Your courage my boon sorely missed
She had not thought of the consequences to herself for bracing against the incoming car’s impact – only that she was in a split second outraged and defiant in her refusal to let the man’s short-sightedness use her and her vehicle as inadvertent means to harm anyone around her.
—
(Title is also the name of a Depeche Mode album)
The night shirt that she sometimes wore shaped her chest as in Greecian times, puffed out below, and then cinched inward at her wauit in a kind of elegant flump.
She could not help but tease to him that she looked as graceful as a black flan – or perhaps a wrinkly-lined fig fruit- knowing that the images thereby imprinted upon his mind were like playful record scratches.”

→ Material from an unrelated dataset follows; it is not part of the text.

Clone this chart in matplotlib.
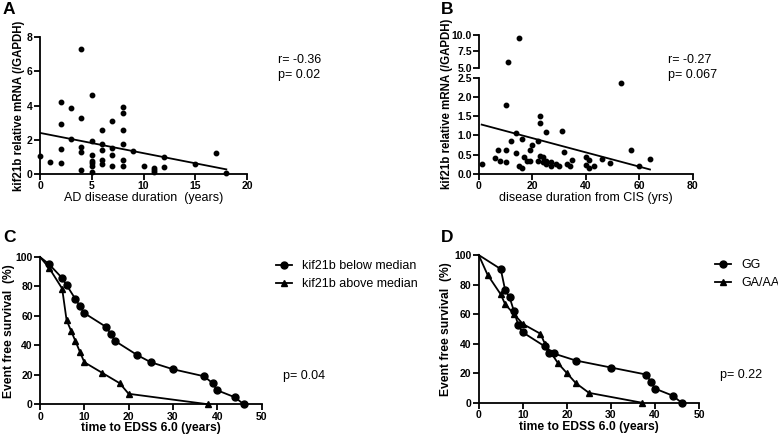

“I’m so tired…so very, very tired.”
“Still alive – and back to retraining…’knock on wood.'”
“Something about survival -?”
“My crystal necklace that has been missing for awhile suddenly pops out of the suitcase when I pull out a leather bag that I had thought was empty!”
“Slippery floor and hospital visit…
I should have gone to that concert instead of trying to rest and recover -?”
“Little sleep, but unlike the homeless also at the hospital for help, I have showered and can still mask my own ‘insanity.'”
“They must have worked -!
A higher ranking rare and bizarre experience than I have ever had before.
Thank you for your blessings, oh ‘ghosts’ of the ER!”
“Confirmation of life.”
(Can I have some joy and pleasure, please?)
“I shall live.”
Headphones
Fall…
Get back up…
“My life is offici!lly a soap opera.”
“Suddenly feelimg pressure from many hands on my legs and hovering over me as if checking and reading me while crowding once the nurses left was freaking me out, cascading shock reaction until I took off the neck collar and relieved tension pressure from too much traction on my brain.
Weee…never had that happen before.
And here comes more pain.”
“I get a new tour.”
“Fallimg as I leaned forward in the unfamiliar tub, quickly grasping without purchase to catch myself – forehead smacking hard against the (luckily) flexing wall just before my hands landed on the bottom of the tub, causing a double jar-wrench right at the left neck locked up injury compression.
‘FU**!’ I cried out…then turned off the water so that the neighbors would know that I was alive and not feel compelled to call the fire department.
The optimist in me says, ‘Well…I’m working with the right people, so maybe this could somehow have knocked the site loose as a blessing, and they’ll help me inyegrate it.’
But the throbbing pain from there up into the left 9f my head around eye socket desires to just cut loose screaming and further cussing.
Oh yeah – and now that side if my face is throb-twitching…so fuuuuunnnnnn.”